Selbstreflexionsprozesse können etwa durch entsprechende Reflexionsfragen in einem Lerntagebuch kombiniert mit regelmäßigen Nachbesprechungen mit sorgfältig geschulten Lernbegleitenden initiiert werden. Die Wirksamkeit solcher Lerntagebücher konnte in einer quasi-experimentellen Studie sowie einer Replikationsstudie in Bezug auf die Steigerung der Lernmotivation nachgewiesen werden.
Insbesondere der Selbstbezug ermöglicht eine überfachliche und zeitliche Generalisierung der hier skizzierten Lernmotivierungsprozesse. Gelingende Selbstreflexionsprozesse können auf andere Schulfächer und auf künftige Lebensherausforderungen übertragen werden. Mittel- und langfristig können steigendes Interesse an schulischen Themen, verbesserte schulische Leistungen, erhöhte Berufs- und Bildungschancen erreicht werden sowie Lebenszufriedenheit, psychische Gesundheit und gesellschaftliche Teilhabe gestärkt werden. Diese vermuteten Wirkungen von Lernmotivationsprozessen müssten natürlich in entsprechenden Längsschnittstudien empirisch überprüft werden.

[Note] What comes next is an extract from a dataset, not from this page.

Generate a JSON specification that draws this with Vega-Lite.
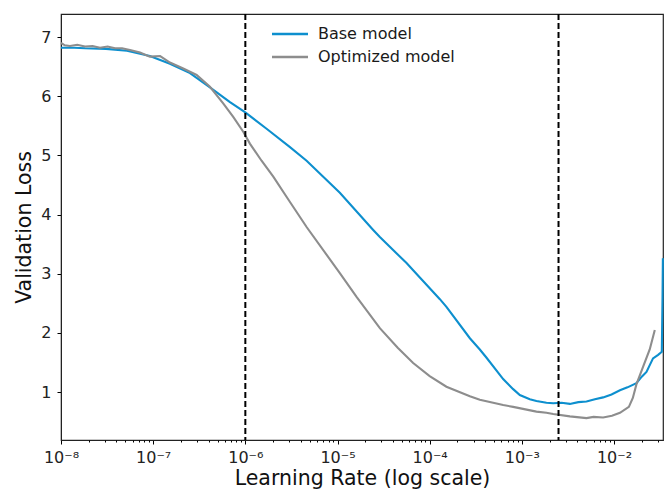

Gestaltungsmaßnahmen zur Stärkung der Lernmotivation sollten ab sofort in der Schule umgesetzt werden. Etwa Lerntagebücher lassen sich - eine sorgfältige Schulung von Lernbegleitenden vorausgesetzt - leicht im Schulalltag implementieren und validieren. Dabei sollte eine Verstetigung solcher Maßnahmen in den normalen Schulalltag rechtzeitig überlegt und entsprechend strukturell vorbereitet werden.